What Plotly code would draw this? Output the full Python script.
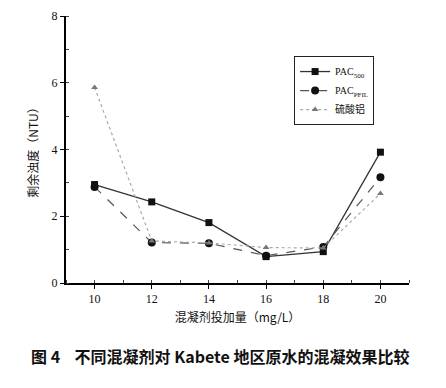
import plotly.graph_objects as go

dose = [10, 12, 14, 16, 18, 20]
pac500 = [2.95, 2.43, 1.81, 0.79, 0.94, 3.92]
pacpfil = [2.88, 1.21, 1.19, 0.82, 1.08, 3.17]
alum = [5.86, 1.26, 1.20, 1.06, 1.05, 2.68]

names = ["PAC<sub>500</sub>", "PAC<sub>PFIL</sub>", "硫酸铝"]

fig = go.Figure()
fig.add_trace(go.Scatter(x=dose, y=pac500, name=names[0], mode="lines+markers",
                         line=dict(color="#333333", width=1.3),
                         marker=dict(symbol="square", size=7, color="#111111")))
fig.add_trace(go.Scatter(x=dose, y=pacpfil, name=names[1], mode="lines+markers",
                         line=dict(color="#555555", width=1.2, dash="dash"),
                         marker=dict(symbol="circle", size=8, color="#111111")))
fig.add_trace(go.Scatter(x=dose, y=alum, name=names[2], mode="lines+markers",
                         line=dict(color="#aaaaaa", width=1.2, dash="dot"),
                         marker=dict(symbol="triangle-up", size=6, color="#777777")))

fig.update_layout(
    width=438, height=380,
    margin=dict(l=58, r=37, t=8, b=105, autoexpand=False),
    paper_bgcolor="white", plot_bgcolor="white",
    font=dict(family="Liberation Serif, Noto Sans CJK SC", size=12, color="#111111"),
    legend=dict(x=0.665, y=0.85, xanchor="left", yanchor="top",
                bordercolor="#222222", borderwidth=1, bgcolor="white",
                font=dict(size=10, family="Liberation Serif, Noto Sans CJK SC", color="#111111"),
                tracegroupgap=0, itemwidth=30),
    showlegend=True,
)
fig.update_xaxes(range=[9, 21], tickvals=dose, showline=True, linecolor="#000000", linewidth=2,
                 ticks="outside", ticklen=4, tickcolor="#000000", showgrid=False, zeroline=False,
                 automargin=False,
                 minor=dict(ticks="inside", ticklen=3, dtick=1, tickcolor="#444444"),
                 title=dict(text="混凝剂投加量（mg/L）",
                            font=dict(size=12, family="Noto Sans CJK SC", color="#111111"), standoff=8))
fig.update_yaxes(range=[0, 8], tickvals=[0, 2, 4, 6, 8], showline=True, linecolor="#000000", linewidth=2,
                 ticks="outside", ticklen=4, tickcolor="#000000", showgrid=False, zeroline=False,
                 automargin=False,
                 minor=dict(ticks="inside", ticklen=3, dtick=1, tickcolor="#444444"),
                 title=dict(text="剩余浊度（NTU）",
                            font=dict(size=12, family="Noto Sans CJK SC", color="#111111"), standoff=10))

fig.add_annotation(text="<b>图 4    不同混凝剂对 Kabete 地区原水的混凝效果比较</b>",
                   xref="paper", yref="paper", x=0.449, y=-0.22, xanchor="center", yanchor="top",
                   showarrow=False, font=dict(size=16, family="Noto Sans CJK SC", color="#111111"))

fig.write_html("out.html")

________________

:: Goal of the exercise ::
Make an exact copy of the data above, pictures excluded.

:: Exercise solution ::
What Plotly code would draw this? Output the full Python script.
import plotly.graph_objects as go

dose = [10, 12, 14, 16, 18, 20]
pac500 = [2.95, 2.43, 1.81, 0.79, 0.94, 3.92]
pacpfil = [2.88, 1.21, 1.19, 0.82, 1.08, 3.17]
alum = [5.86, 1.26, 1.20, 1.06, 1.05, 2.68]

names = ["PAC<sub>500</sub>", "PAC<sub>PFIL</sub>", "硫酸铝"]

fig = go.Figure()
fig.add_trace(go.Scatter(x=dose, y=pac500, name=names[0], mode="lines+markers",
                         line=dict(color="#333333", width=1.3),
                         marker=dict(symbol="square", size=7, color="#111111")))
fig.add_trace(go.Scatter(x=dose, y=pacpfil, name=names[1], mode="lines+markers",
                         line=dict(color="#555555", width=1.2, dash="dash"),
                         marker=dict(symbol="circle", size=8, color="#111111")))
fig.add_trace(go.Scatter(x=dose, y=alum, name=names[2], mode="lines+markers",
                         line=dict(color="#aaaaaa", width=1.2, dash="dot"),
                         marker=dict(symbol="triangle-up", size=6, color="#777777")))

fig.update_layout(
    width=438, height=380,
    margin=dict(l=58, r=37, t=8, b=105, autoexpand=False),
    paper_bgcolor="white", plot_bgcolor="white",
    font=dict(family="Liberation Serif, Noto Sans CJK SC", size=12, color="#111111"),
    legend=dict(x=0.665, y=0.85, xanchor="left", yanchor="top",
                bordercolor="#222222", borderwidth=1, bgcolor="white",
                font=dict(size=10, family="Liberation Serif, Noto Sans CJK SC", color="#111111"),
                tracegroupgap=0, itemwidth=30),
    showlegend=True,
)
fig.update_xaxes(range=[9, 21], tickvals=dose, showline=True, linecolor="#000000", linewidth=2,
                 ticks="outside", ticklen=4, tickcolor="#000000", showgrid=False, zeroline=False,
                 automargin=False,
                 minor=dict(ticks="inside", ticklen=3, dtick=1, tickcolor="#444444"),
                 title=dict(text="混凝剂投加量（mg/L）",
                            font=dict(size=12, family="Noto Sans CJK SC", color="#111111"), standoff=8))
fig.update_yaxes(range=[0, 8], tickvals=[0, 2, 4, 6, 8], showline=True, linecolor="#000000", linewidth=2,
                 ticks="outside", ticklen=4, tickcolor="#000000", showgrid=False, zeroline=False,
                 automargin=False,
                 minor=dict(ticks="inside", ticklen=3, dtick=1, tickcolor="#444444"),
                 title=dict(text="剩余浊度（NTU）",
                            font=dict(size=12, family="Noto Sans CJK SC", color="#111111"), standoff=10))

fig.add_annotation(text="<b>图 4    不同混凝剂对 Kabete 地区原水的混凝效果比较</b>",
                   xref="paper", yref="paper", x=0.449, y=-0.22, xanchor="center", yanchor="top",
                   showarrow=False, font=dict(size=16, family="Noto Sans CJK SC", color="#111111"))

fig.write_html("out.html")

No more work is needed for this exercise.